The dragon boats are floating up and down Hue’s Perfume River as Mom and I sit under the canopy of the Truong Tien Bridge.

Who’d want to eat in a dreary restaurant when you can get energy from this? The smell of barbecue hits you like a sixth sense, it takes over your body and you can’t help but be enticed. There’s fish, beef, pork, and pancakes swirling and sizzling their way across the wok.

Here, the women are clearly the bosses.

They’re like cyclones, parading through orders, barking at each other and getting everything done. All with strength and good humour. We watch as a group of women opposite us have an argument and then immediately make up and carry on.

A woman stirring the oil for the next pancake has a cigarette dangling from her mouth while her other hand every so often throws ingredients in.

Clearing for the tables for the evening, she tosses the cans of local beer to the side to a pile that will steadily increase during the night. A break in the stream of people sees one of the women grab her dinner and eat but yet not missing an opportunity to wave in new customers.

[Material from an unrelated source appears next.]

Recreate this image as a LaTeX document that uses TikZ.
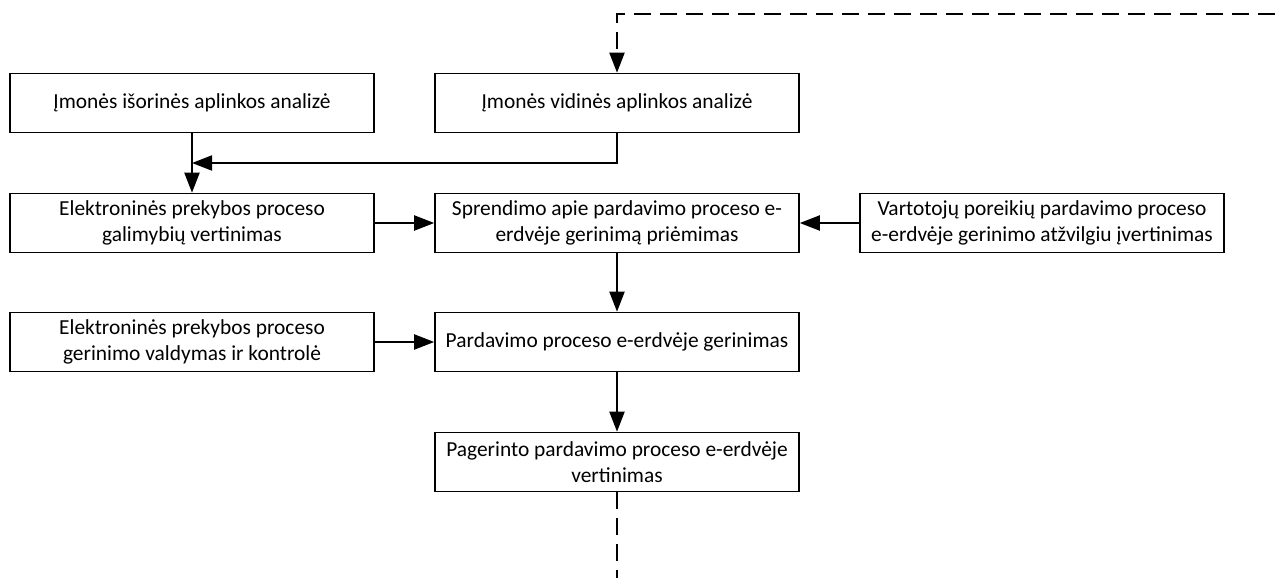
\documentclass[tikz,border=0pt]{standalone}
\usepackage{fontspec}
\setmainfont{Carlito}
\usetikzlibrary{arrows.meta}
\begin{document}
\begin{tikzpicture}[x=1pt,y=-1pt,
  box/.style={draw,line width=1.6pt,rectangle,minimum width=364pt,minimum height=59pt,
    align=center,inner sep=2pt,font=\fontsize{21.4}{25.5}\selectfont},
  tip/.style={-{Triangle[length=20pt,width=15pt]}},
  conn/.style={line width=2pt,tip},
  loopline/.style={line width=2pt,dash pattern=on 17pt off 9pt}]
  \useasboundingbox (0,0) rectangle (1275,578);
  % process boxes
  \node[box] (A) at (192,103) {Įmonės išorinės aplinkos analizė};
  \node[box] (B) at (617,103) {Įmonės vidinės aplinkos analizė};
  \node[box] (C) at (192,223) {Elektroninės prekybos proceso\\galimybių vertinimas};
  \node[box] (D) at (617,223) {Sprendimo apie pardavimo proceso e-\\erdvėje gerinimą priėmimas};
  \node[box] (E) at (1042,223) {Vartotojų poreikių pardavimo proceso\\e-erdvėje gerinimo atžvilgiu įvertinimas};
  \node[box] (F) at (192,342) {Elektroninės prekybos proceso\\gerinimo valdymas ir kontrolė};
  \node[box] (G) at (617,342) {Pardavimo proceso e-erdvėje gerinimas};
  \node[box] (H) at (617,462) {Pagerinto pardavimo proceso e-erdvėje\\vertinimas};
  % auxiliary points
  \coordinate (j) at (192,163);
  \coordinate (tr) at (1275,14);
  \coordinate (bt) at (617,578);
  % solid connectors
  \draw[conn] (A.south) -- (C.north);
  \draw[conn] (B.south) |- (j);
  \draw[conn] (C.east) -- (D.west);
  \draw[conn] (E.west) -- (D.east);
  \draw[conn] (D.south) -- (G.north);
  \draw[conn] (F.east) -- (G.west);
  \draw[conn] (G.south) -- (H.north);
  % feedback loop (dashed)
  \draw[loopline] (H.south) -- (bt);
  \draw[loopline,tip] (tr) -| (B.north);
\end{tikzpicture}
\end{document}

Completely dolled up with a smack of red on her lips, it’s amusing to watch her toss the rice around making sure it gets a good battering in the pan.

We sit on Vietnam’s classic street food stools; too low for our Western ways with our legs embarrassingly sticking out like awkward chopsticks.

The night is balmy.

Our food arrives and immediately makes its way to our mouths. The smell would make even the fullest man wolf it down. Instagram photos are not a priority here.

If you’re looking for a quiet meal this is not the place to go. It’s loud, messy, chaotic and totally brilliant.